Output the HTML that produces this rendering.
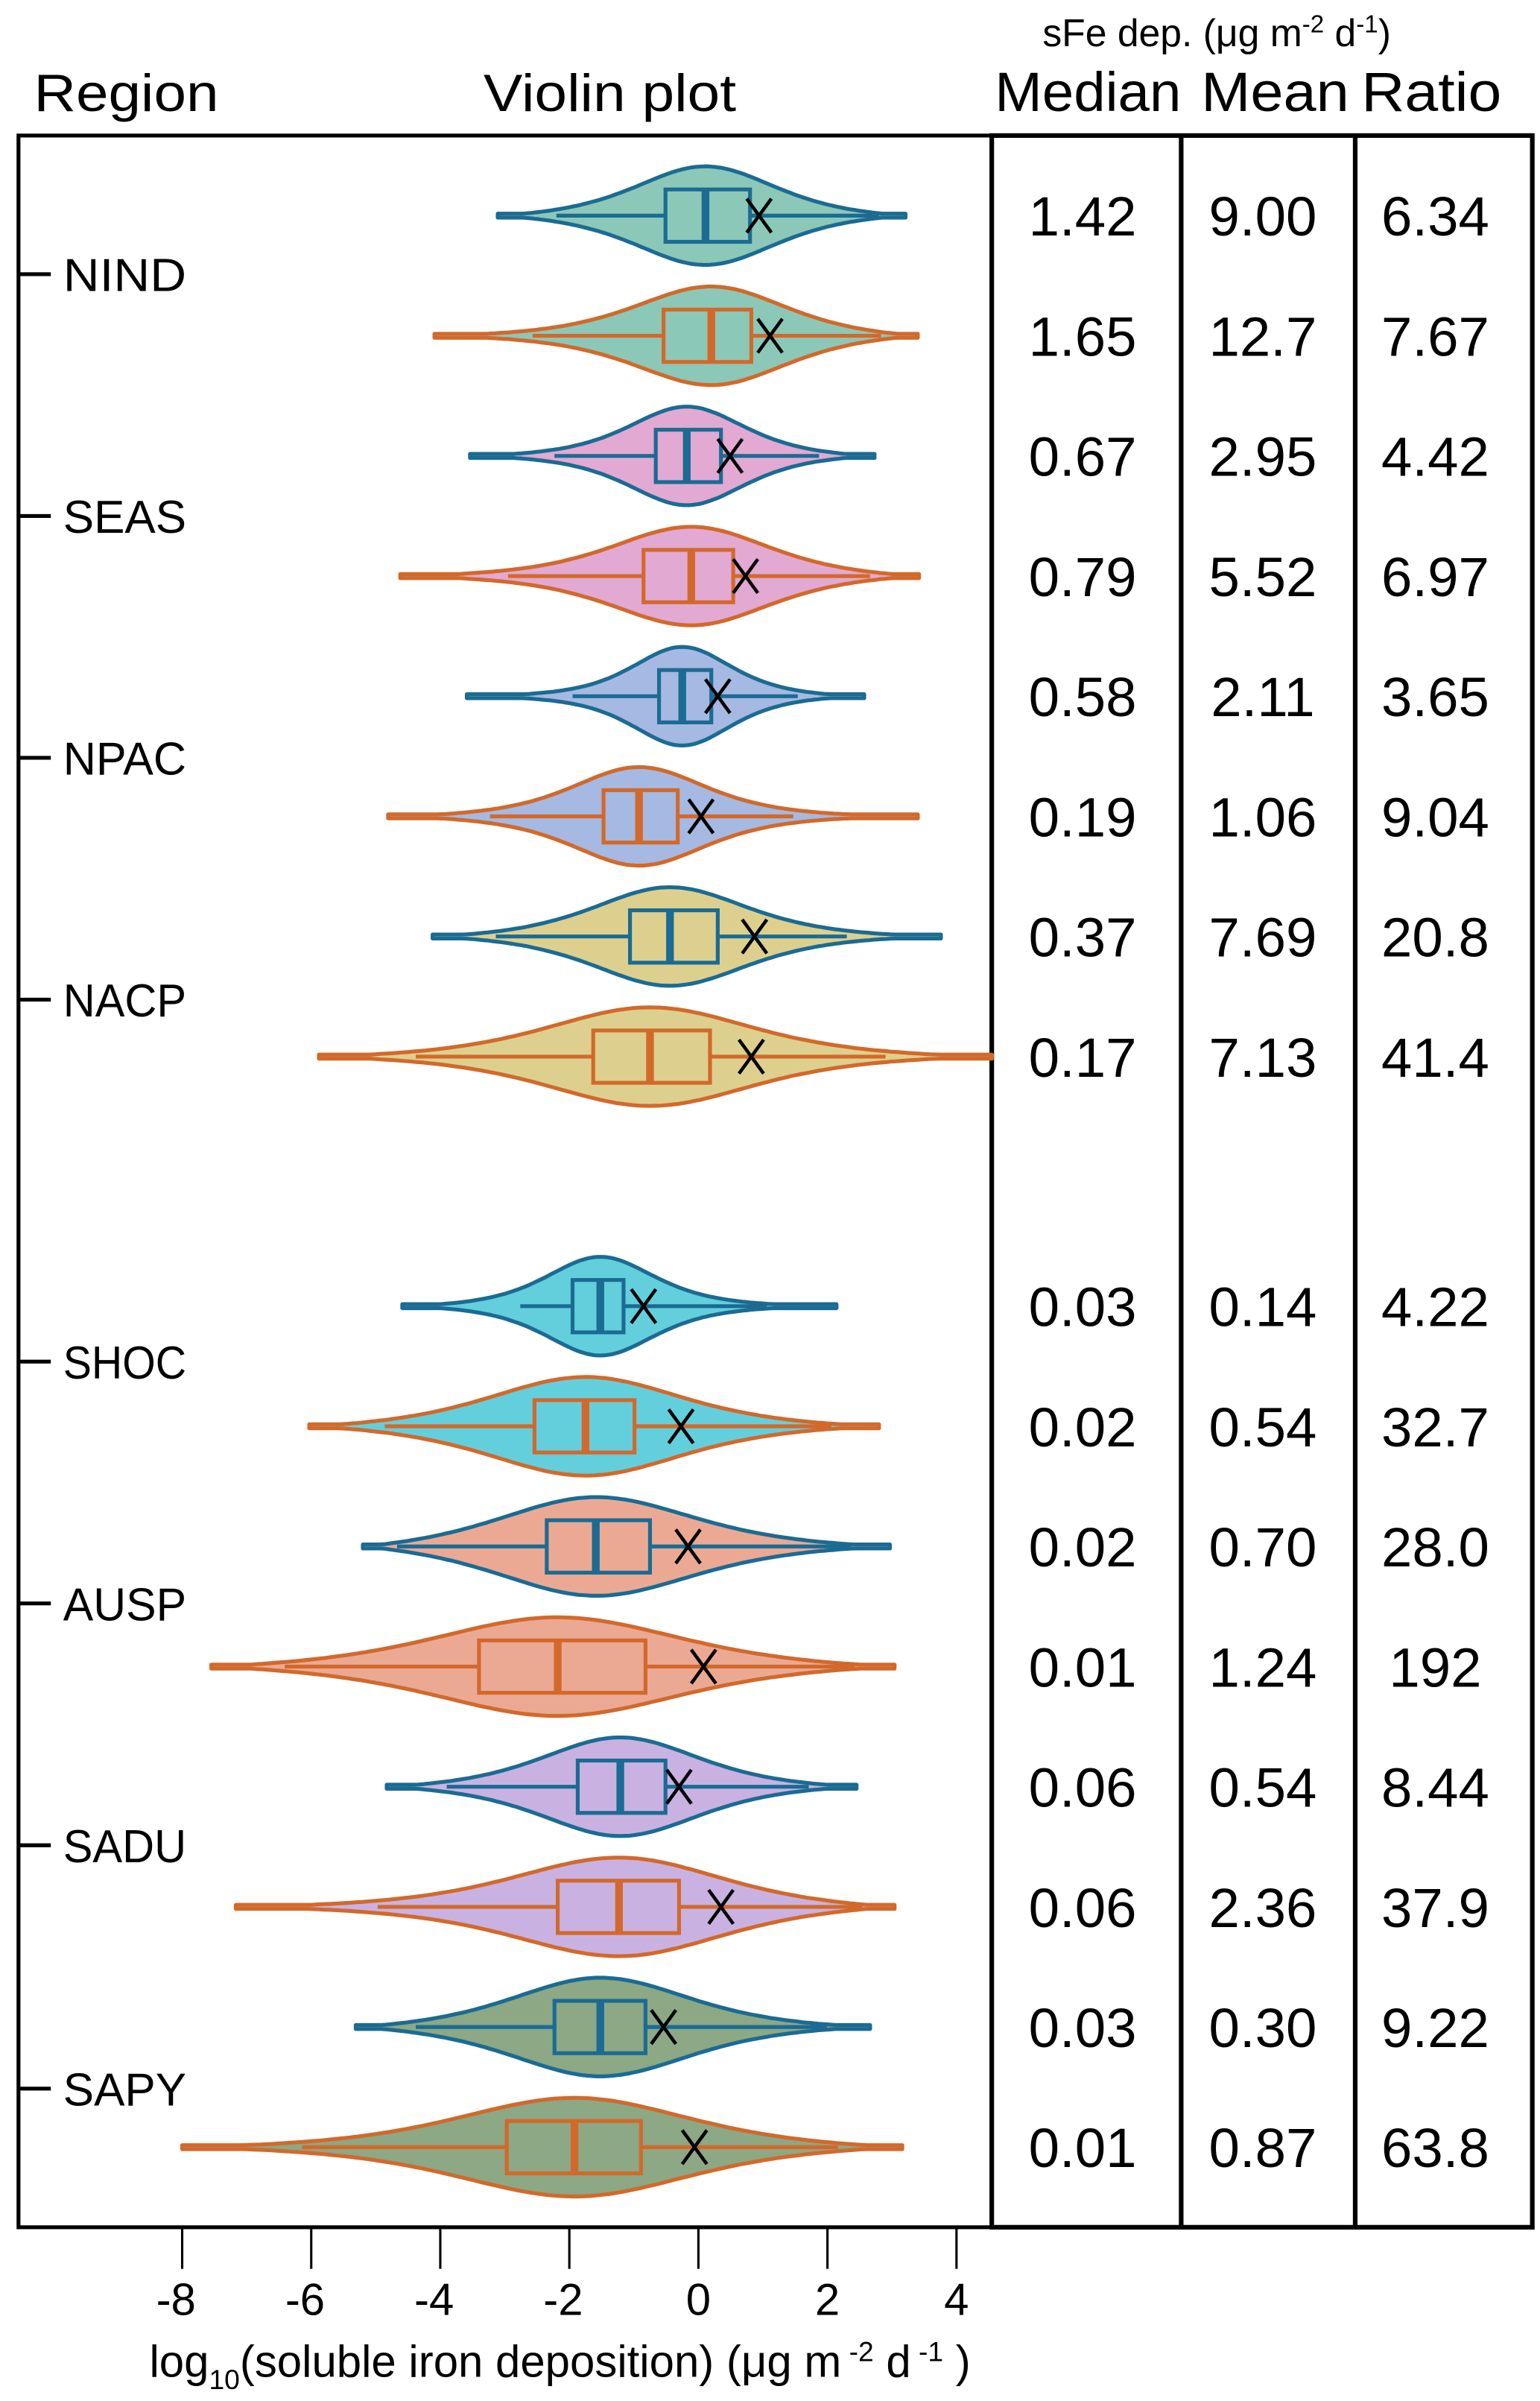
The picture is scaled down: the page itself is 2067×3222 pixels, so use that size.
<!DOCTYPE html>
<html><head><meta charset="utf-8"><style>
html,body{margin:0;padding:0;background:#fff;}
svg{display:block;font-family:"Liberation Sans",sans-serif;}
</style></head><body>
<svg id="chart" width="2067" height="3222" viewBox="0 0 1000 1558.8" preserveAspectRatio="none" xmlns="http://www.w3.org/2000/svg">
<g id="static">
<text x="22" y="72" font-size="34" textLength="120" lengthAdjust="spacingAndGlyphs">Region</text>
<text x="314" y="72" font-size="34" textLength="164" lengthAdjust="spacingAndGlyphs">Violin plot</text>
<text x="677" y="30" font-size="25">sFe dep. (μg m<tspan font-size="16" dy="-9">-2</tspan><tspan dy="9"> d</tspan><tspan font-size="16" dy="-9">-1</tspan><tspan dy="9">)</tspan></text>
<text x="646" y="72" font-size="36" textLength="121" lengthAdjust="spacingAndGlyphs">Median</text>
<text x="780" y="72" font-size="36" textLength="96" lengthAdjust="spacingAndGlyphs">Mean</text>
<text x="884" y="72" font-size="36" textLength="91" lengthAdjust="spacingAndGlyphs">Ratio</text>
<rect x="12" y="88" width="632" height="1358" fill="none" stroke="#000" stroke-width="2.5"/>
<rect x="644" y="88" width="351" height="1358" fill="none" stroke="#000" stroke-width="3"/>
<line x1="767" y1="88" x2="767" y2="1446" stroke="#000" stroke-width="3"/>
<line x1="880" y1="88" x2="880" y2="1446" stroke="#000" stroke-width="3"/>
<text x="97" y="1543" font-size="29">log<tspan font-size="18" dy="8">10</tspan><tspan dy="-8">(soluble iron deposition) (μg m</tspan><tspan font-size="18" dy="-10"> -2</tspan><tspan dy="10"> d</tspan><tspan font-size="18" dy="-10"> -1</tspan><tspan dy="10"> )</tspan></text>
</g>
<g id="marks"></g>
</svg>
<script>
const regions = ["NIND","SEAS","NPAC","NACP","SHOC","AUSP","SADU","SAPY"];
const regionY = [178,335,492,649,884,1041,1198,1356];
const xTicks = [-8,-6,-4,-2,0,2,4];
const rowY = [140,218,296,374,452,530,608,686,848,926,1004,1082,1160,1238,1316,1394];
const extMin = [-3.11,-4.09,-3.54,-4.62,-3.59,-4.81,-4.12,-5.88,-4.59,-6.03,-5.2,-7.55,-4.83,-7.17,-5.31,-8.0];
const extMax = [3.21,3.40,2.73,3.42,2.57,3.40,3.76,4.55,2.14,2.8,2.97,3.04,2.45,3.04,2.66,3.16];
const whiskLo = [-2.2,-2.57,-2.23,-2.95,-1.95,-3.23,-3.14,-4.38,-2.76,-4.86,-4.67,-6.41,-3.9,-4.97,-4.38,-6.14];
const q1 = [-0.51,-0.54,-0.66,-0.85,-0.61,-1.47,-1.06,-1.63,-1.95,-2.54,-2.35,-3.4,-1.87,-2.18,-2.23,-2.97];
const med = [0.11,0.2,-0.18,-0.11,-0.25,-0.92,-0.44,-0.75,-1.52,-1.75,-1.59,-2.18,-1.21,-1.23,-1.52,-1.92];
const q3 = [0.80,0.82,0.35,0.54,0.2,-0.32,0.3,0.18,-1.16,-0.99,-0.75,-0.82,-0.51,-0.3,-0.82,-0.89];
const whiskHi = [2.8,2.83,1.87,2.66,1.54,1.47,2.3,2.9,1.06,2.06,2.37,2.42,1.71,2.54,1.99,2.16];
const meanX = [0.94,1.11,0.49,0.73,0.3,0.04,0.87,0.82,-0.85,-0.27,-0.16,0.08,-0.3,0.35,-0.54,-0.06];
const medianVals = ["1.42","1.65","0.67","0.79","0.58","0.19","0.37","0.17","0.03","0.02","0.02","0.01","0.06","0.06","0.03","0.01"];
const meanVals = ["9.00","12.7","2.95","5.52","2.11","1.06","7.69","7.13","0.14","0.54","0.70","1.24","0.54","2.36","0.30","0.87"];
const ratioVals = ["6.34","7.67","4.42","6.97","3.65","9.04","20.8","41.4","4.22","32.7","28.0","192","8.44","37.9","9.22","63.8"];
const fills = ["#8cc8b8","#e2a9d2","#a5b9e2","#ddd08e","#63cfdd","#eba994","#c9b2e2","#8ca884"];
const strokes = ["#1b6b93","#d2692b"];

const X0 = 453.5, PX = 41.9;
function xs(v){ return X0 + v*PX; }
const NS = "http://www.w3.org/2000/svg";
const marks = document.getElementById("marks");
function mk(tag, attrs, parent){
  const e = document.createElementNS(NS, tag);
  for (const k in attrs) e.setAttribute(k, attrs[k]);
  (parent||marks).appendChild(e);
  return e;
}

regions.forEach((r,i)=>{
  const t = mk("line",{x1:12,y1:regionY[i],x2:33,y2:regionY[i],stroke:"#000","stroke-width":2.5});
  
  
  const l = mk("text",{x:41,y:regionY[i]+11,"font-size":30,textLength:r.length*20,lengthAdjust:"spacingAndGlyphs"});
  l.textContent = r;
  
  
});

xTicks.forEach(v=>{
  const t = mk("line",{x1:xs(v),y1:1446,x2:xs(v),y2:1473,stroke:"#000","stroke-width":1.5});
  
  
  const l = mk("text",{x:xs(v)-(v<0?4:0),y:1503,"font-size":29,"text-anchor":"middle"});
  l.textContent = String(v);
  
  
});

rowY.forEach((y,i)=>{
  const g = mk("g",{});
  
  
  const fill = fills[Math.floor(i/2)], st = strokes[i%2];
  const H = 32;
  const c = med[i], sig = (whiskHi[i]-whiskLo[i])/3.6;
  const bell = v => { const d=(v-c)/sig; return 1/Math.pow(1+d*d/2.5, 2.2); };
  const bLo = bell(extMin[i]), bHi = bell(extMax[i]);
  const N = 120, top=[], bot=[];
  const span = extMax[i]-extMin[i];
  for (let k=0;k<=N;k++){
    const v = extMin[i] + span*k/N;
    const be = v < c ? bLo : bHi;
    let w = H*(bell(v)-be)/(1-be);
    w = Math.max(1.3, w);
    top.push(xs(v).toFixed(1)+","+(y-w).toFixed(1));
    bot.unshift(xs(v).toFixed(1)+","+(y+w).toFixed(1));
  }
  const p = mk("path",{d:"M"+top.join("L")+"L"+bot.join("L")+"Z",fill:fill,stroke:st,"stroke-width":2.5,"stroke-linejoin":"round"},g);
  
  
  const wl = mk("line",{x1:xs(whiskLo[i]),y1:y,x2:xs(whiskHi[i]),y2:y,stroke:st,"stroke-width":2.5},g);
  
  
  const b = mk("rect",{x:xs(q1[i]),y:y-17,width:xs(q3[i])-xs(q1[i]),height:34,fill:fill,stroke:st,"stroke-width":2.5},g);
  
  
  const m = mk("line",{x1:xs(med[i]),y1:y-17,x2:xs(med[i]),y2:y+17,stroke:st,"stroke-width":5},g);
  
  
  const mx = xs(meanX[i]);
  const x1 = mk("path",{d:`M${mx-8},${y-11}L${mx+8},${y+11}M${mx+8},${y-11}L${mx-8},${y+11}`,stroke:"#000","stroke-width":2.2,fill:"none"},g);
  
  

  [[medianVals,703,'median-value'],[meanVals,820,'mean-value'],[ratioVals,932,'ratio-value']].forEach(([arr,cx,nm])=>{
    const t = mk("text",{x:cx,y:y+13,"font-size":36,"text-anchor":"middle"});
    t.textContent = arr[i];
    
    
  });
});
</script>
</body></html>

Task to complete — Reproduce every line above as written, skipping pictures.

Complete answer —
Output the HTML that produces this rendering.
The picture is scaled down: the page itself is 2067×3222 pixels, so use that size.
<!DOCTYPE html>
<html><head><meta charset="utf-8"><style>
html,body{margin:0;padding:0;background:#fff;}
svg{display:block;font-family:"Liberation Sans",sans-serif;}
</style></head><body>
<svg id="chart" width="2067" height="3222" viewBox="0 0 1000 1558.8" preserveAspectRatio="none" xmlns="http://www.w3.org/2000/svg">
<g id="static">
<text x="22" y="72" font-size="34" textLength="120" lengthAdjust="spacingAndGlyphs">Region</text>
<text x="314" y="72" font-size="34" textLength="164" lengthAdjust="spacingAndGlyphs">Violin plot</text>
<text x="677" y="30" font-size="25">sFe dep. (μg m<tspan font-size="16" dy="-9">-2</tspan><tspan dy="9"> d</tspan><tspan font-size="16" dy="-9">-1</tspan><tspan dy="9">)</tspan></text>
<text x="646" y="72" font-size="36" textLength="121" lengthAdjust="spacingAndGlyphs">Median</text>
<text x="780" y="72" font-size="36" textLength="96" lengthAdjust="spacingAndGlyphs">Mean</text>
<text x="884" y="72" font-size="36" textLength="91" lengthAdjust="spacingAndGlyphs">Ratio</text>
<rect x="12" y="88" width="632" height="1358" fill="none" stroke="#000" stroke-width="2.5"/>
<rect x="644" y="88" width="351" height="1358" fill="none" stroke="#000" stroke-width="3"/>
<line x1="767" y1="88" x2="767" y2="1446" stroke="#000" stroke-width="3"/>
<line x1="880" y1="88" x2="880" y2="1446" stroke="#000" stroke-width="3"/>
<text x="97" y="1543" font-size="29">log<tspan font-size="18" dy="8">10</tspan><tspan dy="-8">(soluble iron deposition) (μg m</tspan><tspan font-size="18" dy="-10"> -2</tspan><tspan dy="10"> d</tspan><tspan font-size="18" dy="-10"> -1</tspan><tspan dy="10"> )</tspan></text>
</g>
<g id="marks"></g>
</svg>
<script>
const regions = ["NIND","SEAS","NPAC","NACP","SHOC","AUSP","SADU","SAPY"];
const regionY = [178,335,492,649,884,1041,1198,1356];
const xTicks = [-8,-6,-4,-2,0,2,4];
const rowY = [140,218,296,374,452,530,608,686,848,926,1004,1082,1160,1238,1316,1394];
const extMin = [-3.11,-4.09,-3.54,-4.62,-3.59,-4.81,-4.12,-5.88,-4.59,-6.03,-5.2,-7.55,-4.83,-7.17,-5.31,-8.0];
const extMax = [3.21,3.40,2.73,3.42,2.57,3.40,3.76,4.55,2.14,2.8,2.97,3.04,2.45,3.04,2.66,3.16];
const whiskLo = [-2.2,-2.57,-2.23,-2.95,-1.95,-3.23,-3.14,-4.38,-2.76,-4.86,-4.67,-6.41,-3.9,-4.97,-4.38,-6.14];
const q1 = [-0.51,-0.54,-0.66,-0.85,-0.61,-1.47,-1.06,-1.63,-1.95,-2.54,-2.35,-3.4,-1.87,-2.18,-2.23,-2.97];
const med = [0.11,0.2,-0.18,-0.11,-0.25,-0.92,-0.44,-0.75,-1.52,-1.75,-1.59,-2.18,-1.21,-1.23,-1.52,-1.92];
const q3 = [0.80,0.82,0.35,0.54,0.2,-0.32,0.3,0.18,-1.16,-0.99,-0.75,-0.82,-0.51,-0.3,-0.82,-0.89];
const whiskHi = [2.8,2.83,1.87,2.66,1.54,1.47,2.3,2.9,1.06,2.06,2.37,2.42,1.71,2.54,1.99,2.16];
const meanX = [0.94,1.11,0.49,0.73,0.3,0.04,0.87,0.82,-0.85,-0.27,-0.16,0.08,-0.3,0.35,-0.54,-0.06];
const medianVals = ["1.42","1.65","0.67","0.79","0.58","0.19","0.37","0.17","0.03","0.02","0.02","0.01","0.06","0.06","0.03","0.01"];
const meanVals = ["9.00","12.7","2.95","5.52","2.11","1.06","7.69","7.13","0.14","0.54","0.70","1.24","0.54","2.36","0.30","0.87"];
const ratioVals = ["6.34","7.67","4.42","6.97","3.65","9.04","20.8","41.4","4.22","32.7","28.0","192","8.44","37.9","9.22","63.8"];
const fills = ["#8cc8b8","#e2a9d2","#a5b9e2","#ddd08e","#63cfdd","#eba994","#c9b2e2","#8ca884"];
const strokes = ["#1b6b93","#d2692b"];

const X0 = 453.5, PX = 41.9;
function xs(v){ return X0 + v*PX; }
const NS = "http://www.w3.org/2000/svg";
const marks = document.getElementById("marks");
function mk(tag, attrs, parent){
  const e = document.createElementNS(NS, tag);
  for (const k in attrs) e.setAttribute(k, attrs[k]);
  (parent||marks).appendChild(e);
  return e;
}

regions.forEach((r,i)=>{
  const t = mk("line",{x1:12,y1:regionY[i],x2:33,y2:regionY[i],stroke:"#000","stroke-width":2.5});
  
  
  const l = mk("text",{x:41,y:regionY[i]+11,"font-size":30,textLength:r.length*20,lengthAdjust:"spacingAndGlyphs"});
  l.textContent = r;
  
  
});

xTicks.forEach(v=>{
  const t = mk("line",{x1:xs(v),y1:1446,x2:xs(v),y2:1473,stroke:"#000","stroke-width":1.5});
  
  
  const l = mk("text",{x:xs(v)-(v<0?4:0),y:1503,"font-size":29,"text-anchor":"middle"});
  l.textContent = String(v);
  
  
});

rowY.forEach((y,i)=>{
  const g = mk("g",{});
  
  
  const fill = fills[Math.floor(i/2)], st = strokes[i%2];
  const H = 32;
  const c = med[i], sig = (whiskHi[i]-whiskLo[i])/3.6;
  const bell = v => { const d=(v-c)/sig; return 1/Math.pow(1+d*d/2.5, 2.2); };
  const bLo = bell(extMin[i]), bHi = bell(extMax[i]);
  const N = 120, top=[], bot=[];
  const span = extMax[i]-extMin[i];
  for (let k=0;k<=N;k++){
    const v = extMin[i] + span*k/N;
    const be = v < c ? bLo : bHi;
    let w = H*(bell(v)-be)/(1-be);
    w = Math.max(1.3, w);
    top.push(xs(v).toFixed(1)+","+(y-w).toFixed(1));
    bot.unshift(xs(v).toFixed(1)+","+(y+w).toFixed(1));
  }
  const p = mk("path",{d:"M"+top.join("L")+"L"+bot.join("L")+"Z",fill:fill,stroke:st,"stroke-width":2.5,"stroke-linejoin":"round"},g);
  
  
  const wl = mk("line",{x1:xs(whiskLo[i]),y1:y,x2:xs(whiskHi[i]),y2:y,stroke:st,"stroke-width":2.5},g);
  
  
  const b = mk("rect",{x:xs(q1[i]),y:y-17,width:xs(q3[i])-xs(q1[i]),height:34,fill:fill,stroke:st,"stroke-width":2.5},g);
  
  
  const m = mk("line",{x1:xs(med[i]),y1:y-17,x2:xs(med[i]),y2:y+17,stroke:st,"stroke-width":5},g);
  
  
  const mx = xs(meanX[i]);
  const x1 = mk("path",{d:`M${mx-8},${y-11}L${mx+8},${y+11}M${mx+8},${y-11}L${mx-8},${y+11}`,stroke:"#000","stroke-width":2.2,fill:"none"},g);
  
  

  [[medianVals,703,'median-value'],[meanVals,820,'mean-value'],[ratioVals,932,'ratio-value']].forEach(([arr,cx,nm])=>{
    const t = mk("text",{x:cx,y:y+13,"font-size":36,"text-anchor":"middle"});
    t.textContent = arr[i];
    
    
  });
});
</script>
</body></html>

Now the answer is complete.